During his remarks, Pence argued that the U.S. has a responsibility to spread this democratic welfare around the world. The U.S. religious-freedom model is “worthy of imitation,” he said, quoting George Washington’s letter to the Hebrew Congregation in Newport. “America has always, and will always, lead the world by our example.”
Officials also argued that promoting religious freedom supports American security. Nikki Haley, the U.S. Ambassador to the U.N., argued in a speech at the Holocaust Memorial Museum that religious liberty is “an overlooked weapon in our modern arsenal of democracy.” In her position, “I have seen over and over … how peace and security are threatened by the denial of religious freedom,” she said. Earlier in the day, Pompeo and Pence name-checked human-rights abuses in adversarial countries, including China, North Korea, Russia, and Iran. Pence spoke passionately about rising anti-Semitism in Europe. And ISIS loomed large, with its “savagery unseen in the Middle East since the Middle Ages,” as Pence put it. The focus on ISIS is no coincidence—this, too, fits with the Trump administration’s stated strategy. As Brownback put it: “More religious freedom leads to less terrorism.” In the same breath as he vowed to ensure religious freedom around the world, Pence promised that America “will not rest or relent until ISIS is driven from the face of the earth.”
While the administration’s leadership may be sending a strong message of its values to the world, that message hasn’t necessarily penetrated the Oval Office. Over the last year and a half, President Trump has often seemed to veer away from the role of alliance-building and affirming democratic institutions. He has struck out against Western allies in North America and Europe and cozied up to authoritarian regimes—often the very ones that were criticized throughout the ministerial.
“It’s like the first-ever Super Bowl for religious freedom,” said Johnnie Moore, the de facto spokesman for Trump’s evangelical advisers and a newly appointed commissioner on USCIRF, the independent governmental body that monitors religious freedom around the world. Moore has spent a lot of time in the past several years traveling around the world as a sort of unofficial, freelance representative of Western values, meeting with leaders such as Egyptian President Abdel al-Sisi and the crown prince of Bahrain. In his view, the Trump administration’s focus on religious freedom is a big shift from the past.
“There was talk of religion in the State Department before, of course, but it seemed more cerebral and less of a priority,” Moore said. “I think a good comparison is to think about the energy around environmental issues in the previous administration. It seems like there is energy akin to that around religious freedom in this one.” While the documents released at the ministerial, including a “Potomac Plan of Action,” offer concrete steps countries should follow to protect religious minorities, the administration’s own commitment to this principle has been complicated in practice: Take, for example, the Iraqi Chaldean Christians in Detroit who were rounded up for deportation, despite the protests of advocates who said they would face persecution in Iraq.

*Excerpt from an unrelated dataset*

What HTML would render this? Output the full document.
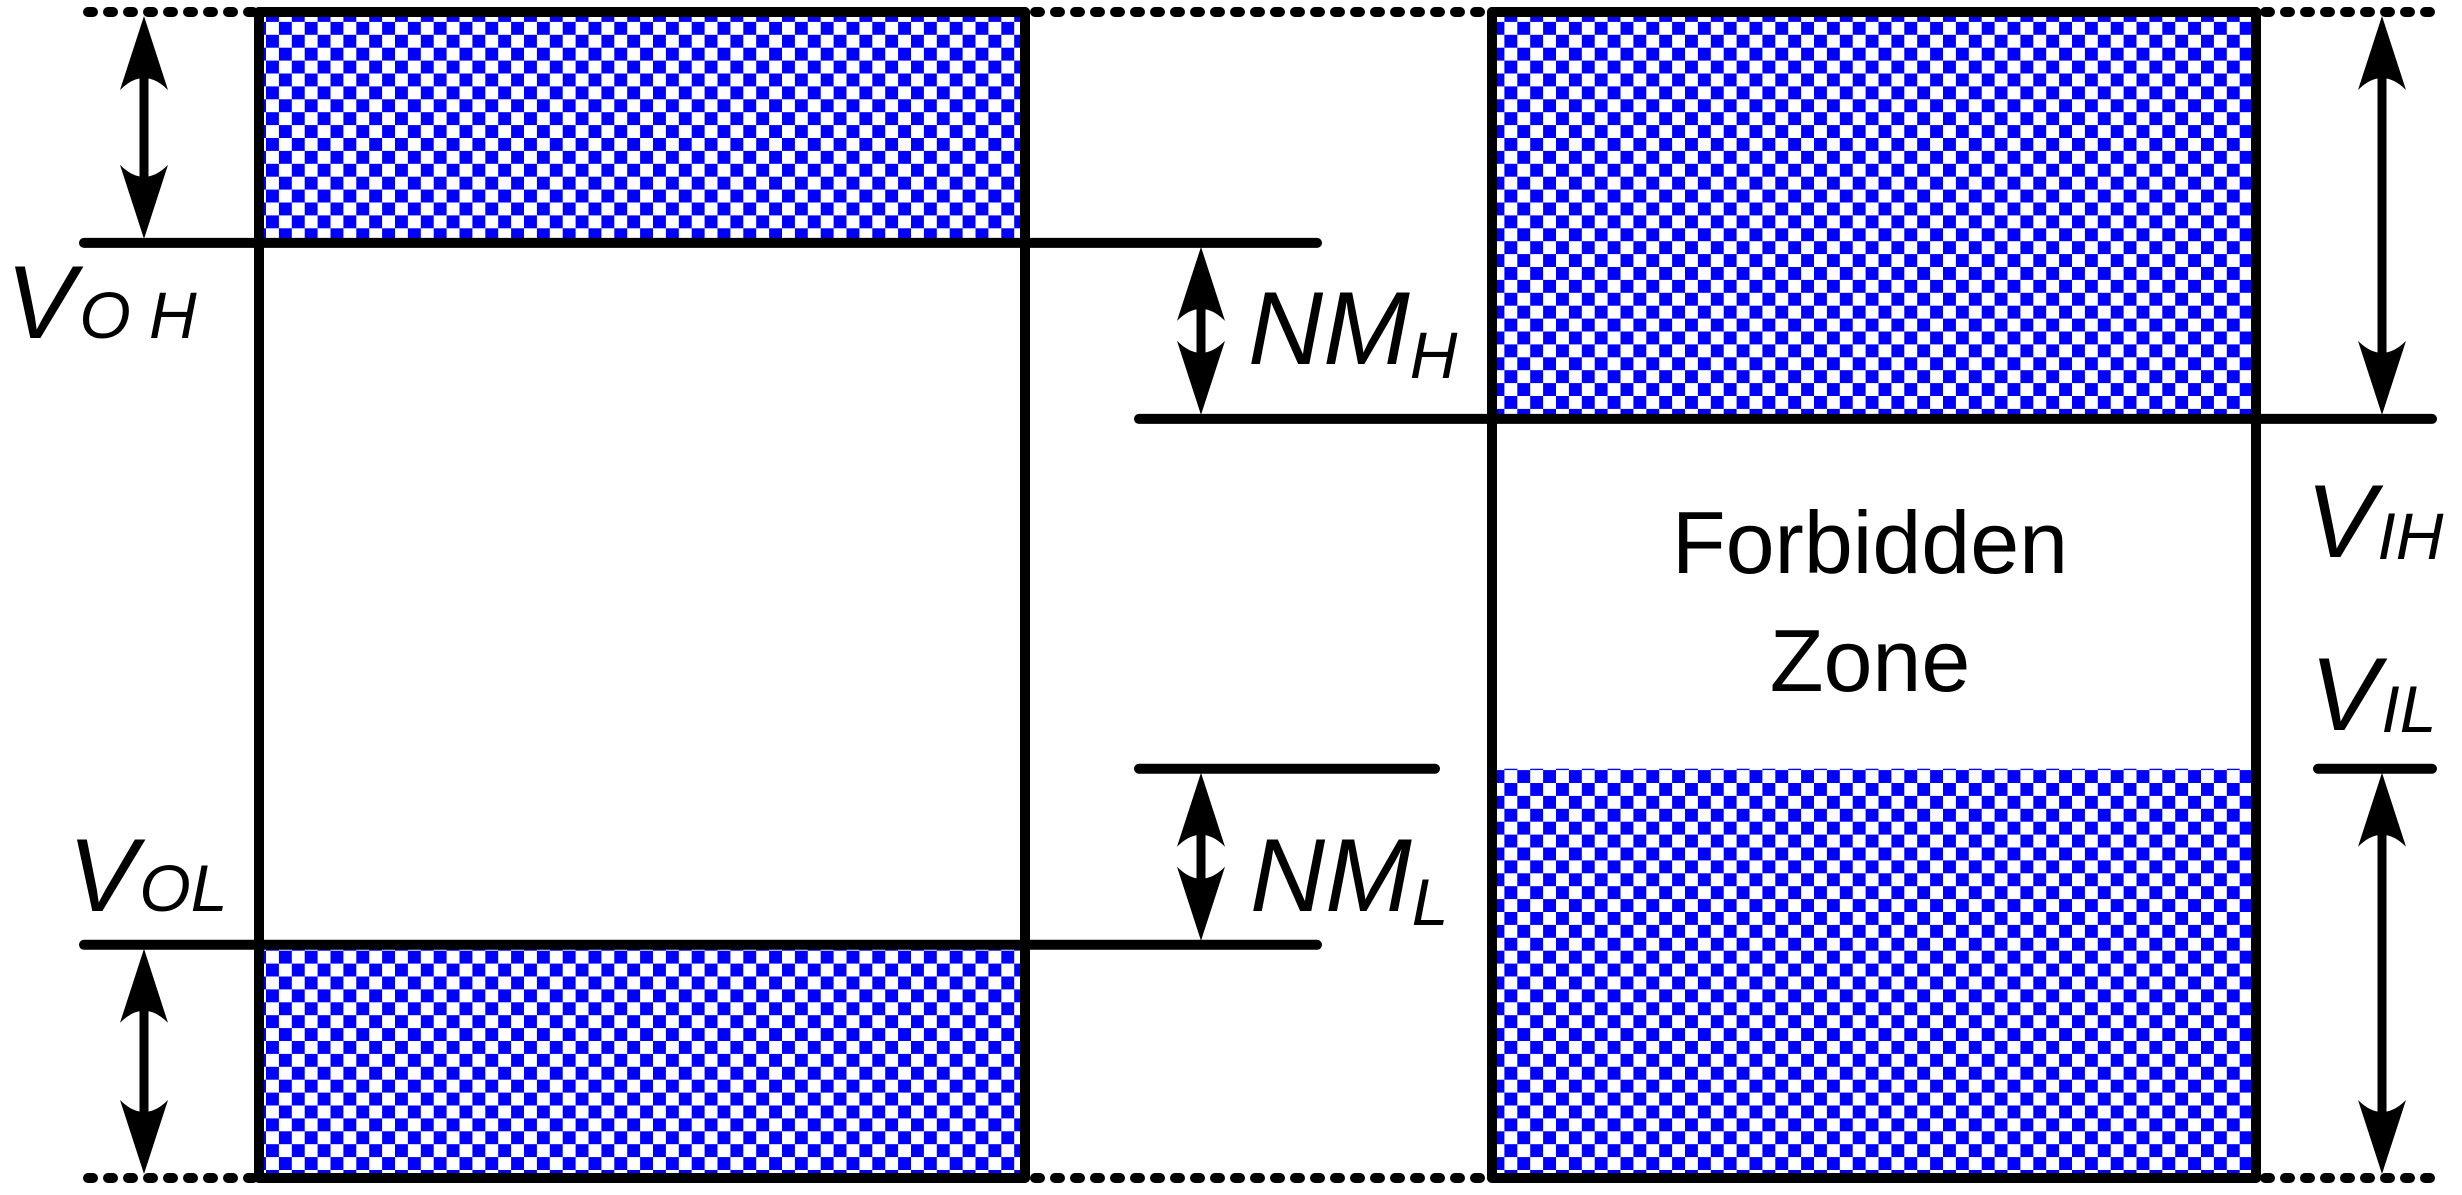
<!DOCTYPE html>
<html><head><meta charset="utf-8"><style>
html,body{margin:0;padding:0;background:#fff}
svg{display:block}
text{font-family:"Liberation Sans","DejaVu Sans",sans-serif;fill:#000}
</style></head><body>
<svg id="fig" width="2462" height="1195" viewBox="0 0 2462 1195" xmlns="http://www.w3.org/2000/svg">
<defs>
<pattern id="chk" x="266" y="9" width="25.8" height="25.8" patternUnits="userSpaceOnUse">
<rect x="0" y="0" width="12.9" height="12.9" fill="#0000ff"/>
<rect x="12.9" y="12.9" width="12.9" height="12.9" fill="#0000ff"/>
</pattern>
</defs>
<g id="layer"></g>
<text x="6" y="338" font-size="104" font-style="italic">V<tspan font-size="66" dx="4">O H</tspan></text>
<text x="68" y="911" font-size="104" font-style="italic">V<tspan font-size="66" dx="2">OL</tspan></text>
<text x="1248" y="364" font-size="104" font-style="italic">NM<tspan font-size="66" dy="14">H</tspan></text>
<text x="1250" y="911" font-size="104" font-style="italic">NM<tspan font-size="66" dy="14">L</tspan></text>
<text x="2306" y="557" font-size="104" font-style="italic">V<tspan font-size="66" dx="2" dy="2">IH</tspan></text>
<text x="2310" y="730" font-size="104" font-style="italic">V<tspan font-size="66" dx="2" dy="2">IL</tspan></text>
<text x="1870" y="573" font-size="88" text-anchor="middle">Forbidden</text>
<text x="1870" y="691" font-size="88" text-anchor="middle">Zone</text>
</svg>
<script>
// voltage levels (diagram units: 0=bottom, 100=top)
const levelNames = ['VDD','VOH','VIH','VIL','VOL','GND'];
const levelValues = [100, 80.2, 65.1, 35.1, 20.0, 0];
const yTop = 12, yBot = 1178;
function Y(v){ return yBot - (v/100)*(yBot-yTop); }
const L = {}; levelNames.forEach((n,i)=>L[n]=levelValues[i]);
const NS='http://www.w3.org/2000/svg';
const g=document.getElementById('layer');
function mk(tag,attrs,name){const e=document.createElementNS(NS,tag);for(const k in attrs)e.setAttribute(k,attrs[k]);


g.appendChild(e);return e;}
mk('rect',{x:259,y:Y(L.VDD),width:766,height:Y(L.VOH)-Y(L.VDD),fill:'url(#chk)'},'output-high-region');
mk('rect',{x:259,y:Y(L.VOL),width:766,height:Y(L.GND)-Y(L.VOL),fill:'url(#chk)'},'output-low-region');
mk('rect',{x:1492,y:Y(L.VDD),width:764,height:Y(L.VIH)-Y(L.VDD),fill:'url(#chk)'},'input-high-region');
mk('rect',{x:1492,y:Y(L.VIL),width:764,height:Y(L.GND)-Y(L.VIL),fill:'url(#chk)'},'input-low-region');
const dot={stroke:'#000','stroke-width':10,'stroke-dasharray':'5 15','stroke-linecap':'round'};
[[88,255],[1035,1488],[2265,2430]].forEach(([a,b])=>{
 mk('line',Object.assign({x1:a,x2:b,y1:Y(L.VDD),y2:Y(L.VDD)},dot),'vdd-dotted-line');
 mk('line',Object.assign({x1:a,x2:b,y1:Y(L.GND),y2:Y(L.GND)},dot),'gnd-dotted-line');
});
const ln={stroke:'#000','stroke-width':10,'stroke-linecap':'round'};
function line(x1,y1,x2,y2,n){mk('line',Object.assign({x1,y1,x2,y2},ln),n);}
line(259,Y(L.VDD),1025,Y(L.VDD),'output-box-top');line(259,Y(L.GND),1025,Y(L.GND),'output-box-bottom');
line(259,Y(L.VDD),259,Y(L.GND),'output-box-left');line(1025,Y(L.VDD),1025,Y(L.GND),'output-box-right');
line(1492,Y(L.VDD),2256,Y(L.VDD),'input-box-top');line(1492,Y(L.GND),2256,Y(L.GND),'input-box-bottom');
line(1492,Y(L.VDD),1492,Y(L.GND),'input-box-left');line(2256,Y(L.VDD),2256,Y(L.GND),'input-box-right');
line(84,Y(L.VOH),1317,Y(L.VOH),'voh-line');
line(84,Y(L.VOL),1317,Y(L.VOL),'vol-line');
line(1139,Y(L.VIH),2432,Y(L.VIH),'vih-line');
line(1139,Y(L.VIL),1435,Y(L.VIL),'vil-line-left');
line(2318,Y(L.VIL),2432,Y(L.VIL),'vil-line-right');
function arrow(x,a,b,n){
 const y1=Y(a)+4,y2=Y(b)-4;
 mk('line',{x1:x,y1:y1+20,x2:x,y2:y2-20,stroke:'#000','stroke-width':9},n+'-shaft');
 const h=74,w=24;
 mk('path',{d:`M${x} ${y1} L${x+w} ${y1+h} Q${x} ${y1+h-24} ${x-w} ${y1+h} Z`,fill:'#000'},n+'-head-top');
 mk('path',{d:`M${x} ${y2} L${x+w} ${y2-h} Q${x} ${y2-h+24} ${x-w} ${y2-h} Z`,fill:'#000'},n+'-head-bottom');
}
arrow(144,L.VDD,L.VOH,'voh-arrow');
arrow(144,L.VOL,L.GND,'vol-arrow');
arrow(1201,L.VOH,L.VIH,'nmh-arrow');
arrow(1201,L.VIL,L.VOL,'nml-arrow');
arrow(2382,L.VDD,L.VIH,'vih-arrow');
arrow(2382,L.VIL,L.GND,'vil-arrow');
</script>
</body></html>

There was no hint of the tension that seems to underlie all of American foreign policy these days: that in any given tweet, the president is liable to lash out against allies or enemies, possibly undermining the relationships that diplomats have been working to build. At least for a few days, safe in the State Department building, blocks away from the White House, the United States was restored to its self-conceived role as a shining city on a hill. “I bring greetings,” Pence said, “from a champion of religious freedom, at home and abroad.”